10 CFR 50 Appendix B, Criterion XVI states, in part, that measures shall be established to assure that conditions adverse to quality, such as deficiencies and nonconformances, are promptly identified and corrected. Contrary to the above, on October 18, 2003, a condition adverse to quality was not identified and corrected when battery surveillance IP/0/A/3710/012 identified a decreased voltage on a battery cell, but corrective actions were not initiated to prevent the 2B diesel generator battery bank from becoming inoperable. Because this failure to promptly identify and correct a condition adverse to quality is of very low safety significance and has been entered into the licensees corrective action program under PIP C-03-05743, this violation is being treated as an NCV, consistent with Section VI.A of the NRC Enforcement Policy: NCV 05000413,414/2003005-01, Failure to Identify and Correct Known Conditions Adverse to Quality - 2B Diesel Generator Battery. This is the second example of a 10 CFR 50, Appendix B, Criterion XVI violation. The first example is discussed in Section 1R12 of this report.

OTHER ACTIVITIES

4OA1 Performance Indicator Verification

.1 Mitigating Systems Cornerstone

a.
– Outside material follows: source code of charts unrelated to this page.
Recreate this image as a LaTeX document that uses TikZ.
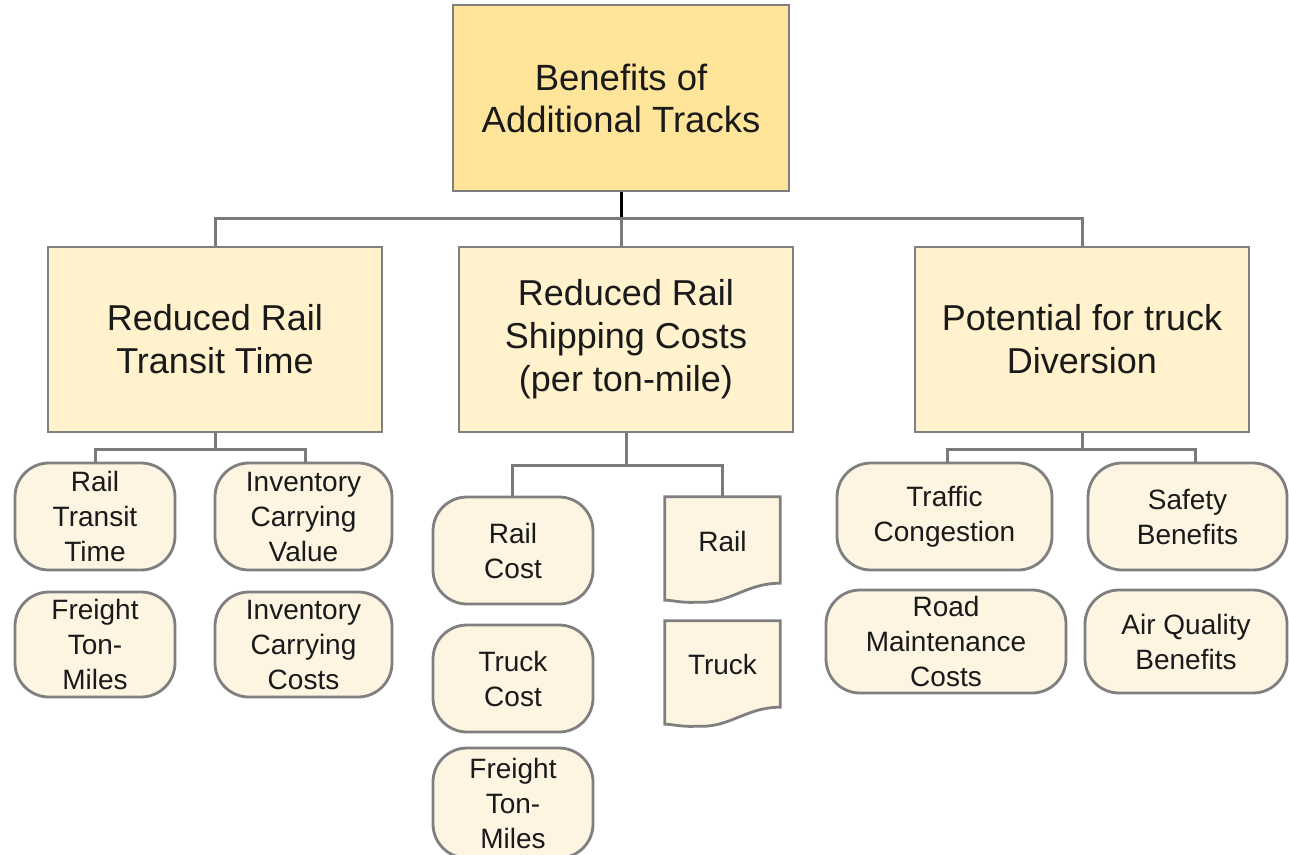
\documentclass[tikz,border=0pt]{standalone}
\usepackage{fontspec}
\setmainfont{Liberation Sans}
\definecolor{edgegray}{HTML}{7F7F7F}
\definecolor{linegray}{HTML}{7A7A7A}
\definecolor{goldfill}{HTML}{FFE599}
\definecolor{creamfill}{HTML}{FFF2CC}
\definecolor{leaffill}{HTML}{FDF5E2}
\definecolor{inkcol}{HTML}{1A1A1A}
\tikzset{
  boxdim/.style 2 args={minimum width=#1pt, minimum height=#2pt},
  rootbox/.style={draw=edgegray, line width=2.8pt, fill=goldfill, inner sep=0pt,
    align=center, text=inkcol, font=\fontsize{36.5}{42}\selectfont},
  mainbox/.style={draw=edgegray, line width=2.8pt, fill=creamfill, inner sep=0pt,
    align=center, text=inkcol, font=\fontsize{36}{43}\selectfont},
  leafbox/.style={draw=edgegray, line width=2.8pt, fill=leaffill, inner sep=0pt,
    rounded corners=34pt, align=center, text=inkcol, font=\fontsize{28}{35}\selectfont},
  docnode/.style={inner sep=0pt, align=center, text=inkcol, font=\fontsize{28}{35}\selectfont},
  docshape/.style={draw=edgegray, line width=2.8pt, fill=leaffill},
  link/.style={draw=linegray, line width=3pt},
  rootlink/.style={draw=black, line width=3pt},
}
\begin{document}
\begin{tikzpicture}[x=1pt, y=-1pt]
\useasboundingbox (0,0) rectangle (1289,854);
\clip (0,0) rectangle (1289,854);

% root and the three main benefits
\node[rootbox, boxdim={336}{186}] (root) at (621,98) {Benefits of\\Additional Tracks};
\node[mainbox, boxdim={334}{185}] (transit) at (215,339.5) {Reduced Rail\\Transit Time};
\node[mainbox, boxdim={334}{185}] (shipping) at (626,339.5) {Reduced Rail\\Shipping Costs\\(per ton-mile)};
\node[mainbox, boxdim={334}{185}] (diversion) at (1082,339.5) {Potential for truck\\Diversion};

% transit time branch
\node[leafbox, boxdim={160}{107}] (rtt) at (95,516.5) {Rail\\Transit\\Time};
\node[leafbox, boxdim={177}{107}] (icv) at (303.5,516.5) {Inventory\\Carrying\\Value};
\node[leafbox, boxdim={160}{105}] (ftma) at (95,644.5) {Freight\\Ton-\\Miles};
\node[leafbox, boxdim={177}{105}] (icc) at (303.5,644.5) {Inventory\\Carrying\\Costs};

% shipping cost branch
\node[leafbox, boxdim={160}{107}] (rcost) at (513,550.5) {Rail\\Cost};
\node[leafbox, boxdim={160}{107}] (tcost) at (513,678.5) {Truck\\Cost};
\node[leafbox, boxdim={160}{110}] (ftmb) at (513,803) {Freight\\Ton-\\Miles};

% document-style boxes with a wavy lower edge
\node[docnode, boxdim={115}{103}] (raildoc) at (722.5,548.5) {};
\node[docnode, boxdim={115}{103}] (truckdoc) at (722.5,672.5) {};
\foreach \d in {raildoc, truckdoc}{
  \path[docshape] (\d.north west) -- (\d.north east) -- ([yshift=17pt]\d.south east)
    .. controls ([xshift=-35pt,yshift=17pt]\d.south east) and ([xshift=-50pt,yshift=-4pt]\d.south east)
    .. ([xshift=32pt,yshift=-2pt]\d.south west)
    .. controls ([xshift=18pt,yshift=-3pt]\d.south west) and ([xshift=8pt]\d.south west)
    .. (\d.south west) -- cycle;
}
\node[docnode] (railtxt) at ([yshift=7pt]raildoc.center) {Rail};
\node[docnode] (trucktxt) at ([yshift=8.5pt]truckdoc.center) {Truck};

% diversion branch
\node[leafbox, boxdim={215}{107}] (traffic) at (944.5,516.5) {Traffic\\Congestion};
\node[leafbox, boxdim={199}{107}] (safety) at (1187.5,516.5) {Safety\\Benefits};
\node[leafbox, boxdim={240}{103}] (road) at (946,641.5) {Road\\Maintenance\\Costs};
\node[leafbox, boxdim={202}{103}] (air) at (1186,641.5) {Air Quality\\Benefits};

% connectors
\coordinate (bus0) at (621,218);
\coordinate (busA) at (215,449);
\coordinate (busB) at (626,465);
\coordinate (busC) at (1082,449);

\draw[rootlink] (root.south) -- (bus0);
\draw[link] (transit.north) |- (bus0) -| (diversion.north);
\draw[link] (bus0) -- (shipping.north -| bus0);

\draw[link] (transit.south) -- (busA);
\draw[link] (rtt.north) |- (busA) -| ([xshift=1.5pt]icv.north);

\draw[link] (shipping.south) -- (busB);
\draw[link] ([xshift=-1pt]rcost.north) |- (busB) -| (raildoc.north);

\draw[link] (diversion.south) -- (busC);
\draw[link] ([xshift=2.5pt]traffic.north) |- (busC) -| ([xshift=7.5pt]safety.north);
\end{tikzpicture}
\end{document}
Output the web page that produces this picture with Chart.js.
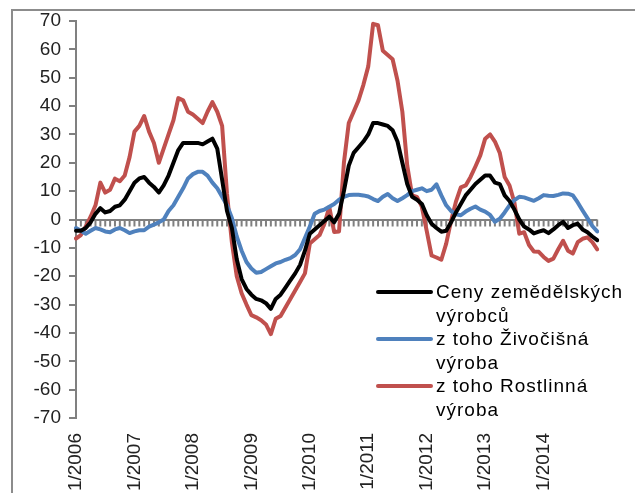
<!DOCTYPE html>
<html>
<head>
<meta charset="utf-8">
<script src="https://cdn.jsdelivr.net/npm/chart.js@4.4.0/dist/chart.umd.min.js"></script>
<style>
  html, body { margin: 0; padding: 0; background: #fff; overflow: hidden; }
  #frame { position: absolute; left: 11px; top: 9px; width: 700px; height: 600px;
           border-left: 2px solid #8c8c8c; border-top: 2px solid #8c8c8c; }
  #wrap { position: absolute; left: 0; top: 0; width: 635px; height: 493px; }
</style>
</head>
<body>
<div id="frame"></div>
<div id="wrap"><canvas id="c" width="635" height="493"></canvas></div>
<script>
// months 1/2006 .. 12/2014
const years = [2006, 2007, 2008, 2009, 2010, 2011, 2012, 2013, 2014];
const months = [];
years.forEach(y => { for (let m = 1; m <= 12; m++) months.push(m + "/" + y); });

const yTicks = { min: -70, max: 70, step: 10 };

// Ceny zemědělských výrobců
const total = [
  -4, -4, -3, -1, 2, 4, 2.5, 3, 4.5, 5, 7, 10,
  13, 14.5, 15, 13, 11.5, 9.5, 12, 15.5, 20, 24.5, 27, 27,
  27, 27, 26.5, 27.5, 28.5, 25, 14, 3, -3, -14, -21, -24.5,
  -26.5, -28, -28.5, -29.5, -31.5, -28, -26.5, -24, -21.5, -19, -16, -11,
  -5, -3.5, -2, -0.5, 1, -1, 2, 10, 19, 23.5, 25.5, 27.5,
  30, 34, 34, 33.5, 33, 31.5, 27.5, 20, 12.5, 8, 7, 5.5,
  1.5, -1.5, -3, -4.3, -4, -1, 2.5, 5.5, 8.5, 10.5, 12.5, 14,
  15.5, 15.5, 13, 12.5, 8.5, 6.5, 3.5, 0, -2.5, -3.5, -4.9, -4.3,
  -3.8, -4.8, -3.5, -2, -0.8, -3, -2, -1.5, -3.5, -4.5, -6, -7.3
];

// z toho Živočišná výroba
const animal = [
  -3, -4, -5, -4, -3, -3.5, -4.2, -4.5, -3.5, -3, -3.8, -4.8,
  -4.2, -3.8, -3.8, -2.5, -1.8, -1, 0, 3, 5, 8, 11, 14.5,
  16, 16.8, 16.8, 15.5, 13, 11, 8, 5, 0.5, -6, -11, -15,
  -17.3, -18.8, -18.5, -17.5, -16.5, -15.5, -15, -14.2, -13.6, -12.5, -10.5, -6.5,
  -2.5, 2, 3, 3.5, 4.5, 5.5, 7, 8, 8.6, 8.7, 8.7, 8.5,
  8.1, 7.2, 6.5, 8, 9, 7.5, 6.5, 7.5, 8.6, 10, 10.5, 11,
  10, 10.5, 12.4, 8.5, 5, 3, 1.8, 1.5, 2.8, 3.8, 4.6, 3.5,
  2.8, 1.6, -0.8, 0.3, 2.5, 5, 6.8, 8, 7.8, 7.2, 6.6, 7.5,
  8.6, 8.4, 8.3, 8.7, 9.2, 9.1, 8.5, 6, 3.2, 0.5, -2.3, -4.2
];

// z toho Rostlinná výroba
const crop = [
  -6.7, -5.5, -2.5, 1, 5, 13, 9.5, 10.5, 14.4, 13.5, 15.5, 22,
  31, 33, 36.5, 31, 27, 20, 25, 30, 35, 42.8, 42, 38,
  37, 35.5, 34, 38, 41.4, 38, 33, 9, -8, -20, -26, -30,
  -33.7, -34.5, -35.5, -37, -40.4, -35, -34, -31, -28, -25, -22, -19,
  -8.5, -7, -5.5, -1.5, 4.4, -4.4, -4.2, 20, 34, 38, 42, 47.5,
  54, 69, 68.5, 59.5, 58, 56.5, 49, 38, 19, 8.5, 8, 4.5,
  -4, -12.7, -13.4, -14.2, -8.5, -0.5, 6.3, 11.3, 12, 15, 18.7, 22.6,
  28.5, 30, 27.5, 23.5, 15, 12, 6, -5, -4.5, -9, -11.3, -11.4,
  -13.2, -14.6, -13.8, -10.5, -7.5, -11, -12, -8, -6.8, -6.3, -8, -10.5
];

const seriesNames = [
  ["Ceny zemědělských", "výrobců"],
  ["z toho Živočišná", "výroba"],
  ["z toho Rostlinná", "výroba"]
];
const seriesColors = ["#000000", "#4F81BD", "#C0504D"];

const FONT = "'Liberation Sans', Arial, sans-serif";
const AXIS_GREY = "#808080";

// month ticks on the zero line + legend at the right
const decor = {
  id: "decor",
  beforeDatasetsDraw(chart) {
    const c = chart.ctx;
    const xs = chart.scales.x, ys = chart.scales.y;
    const y0 = ys.getPixelForValue(0);
    c.save();
    c.fillStyle = AXIS_GREY;
    for (let i = 0; i < months.length; i++) {
      const px = xs.getPixelForValue(i);
      c.fillRect(px - 1, y0, 2, 7);
    }
    c.restore();
  },
  afterDraw(chart) {
    const c = chart.ctx;
    c.save();
    c.font = "19px " + FONT;
    c.letterSpacing = "1px";
    c.textBaseline = "middle";
    c.fillStyle = "#000";
    chart.data.datasets.forEach((ds, k) => {
      const y = 292 + k * 47;
      c.strokeStyle = ds.borderColor;
      c.lineWidth = 4;
      c.lineCap = "round";
      c.beginPath();
      c.moveTo(378, y);
      c.lineTo(431, y);
      c.stroke();
      ds.label.forEach((t, j) => c.fillText(t, 436, y + 1 + j * 23.7));
    });
    c.restore();
  }
};

new Chart(document.getElementById("c"), {
  type: "line",
  data: {
    labels: months,
    datasets: [total, animal, crop].map((d, i) => ({
      label: seriesNames[i],
      data: d,
      borderColor: seriesColors[i],
      backgroundColor: seriesColors[i],
      borderWidth: 4,
      pointRadius: 0,
      tension: 0,
      borderJoinStyle: "round",
      borderCapStyle: "round"
    }))
  },
  options: {
    responsive: false,
    animation: false,
    layout: { padding: { top: 21, right: 12, left: 0, bottom: 0 } },
    plugins: {
      legend: { display: false },
      tooltip: { enabled: false }
    },
    scales: {
      x: {
        type: "category",
        offset: false,
        grid: { display: false, drawTicks: false },
        border: { display: false },
        ticks: {
          autoSkip: false,
          maxRotation: 90,
          minRotation: 90,
          padding: 15,
          color: "#222",
          font: { family: FONT, size: 19 },
          callback: function (v, i) {
            const l = months[i];
            return l.startsWith("1/") ? l : "";
          }
        },
        afterFit: s => { s.height = 75; }
      },
      y: {
        min: yTicks.min,
        max: yTicks.max,
        grid: {
          display: true,
          drawOnChartArea: true,
          drawTicks: true,
          tickLength: 7,
          lineWidth: 2,
          color: c => (c.tick && c.tick.value === 0) ? AXIS_GREY : "rgba(0,0,0,0)",
          tickColor: AXIS_GREY
        },
        border: { display: true, color: AXIS_GREY, width: 2 },
        ticks: {
          stepSize: yTicks.step,
          padding: 8,
          color: "#222",
          font: { family: FONT, size: 19 }
        },
        afterFit: s => { s.width = 76; }
      }
    }
  },
  plugins: [decor]
});
</script>
</body>
</html>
Inspection Scope

The inspectors sampled licensee submittals for the performance indicators (PIs) listed below for the period from October 2002 through September 2003. To verify the accuracy of the PI data reported during that period, PI definitions and guidance contained in Nuclear Energy Institute (NEI) 99-02, Regulatory Assessment Performance Indicator Guideline, Revision 2, were used to verify the basis in reporting for each data element.

  • High Pressure Injection System Safety System Unavailability, Unit 1
  • High Pressure Injection System Safety System Unavailability, Unit 2
  • Residual Heat Removal System Safety System Unavailability, Unit 2 The inspectors reviewed a selection of Licensee Event Reports (LERs), portions of Unit 1 and Unit 2 operator log entries, Technical Specification Action Item Log (TSAIL)entries, PIP descriptions, monthly operating reports, and PI data sheets to verify that the licensee had adequately identified the number of unavailability hours and safety system functional failures. These numbers were compared to the numbers reported for the PIs.

b. Findings

During a review of the data the licensee used to generate the Residual Heat Removal (RHR) System Safety System Unavailability (SSU) performance indicator, the inspectors found that the licensee was including accumulated defueled (No-Mode) hours as part of the system required availability time used to compute the performance indicator value.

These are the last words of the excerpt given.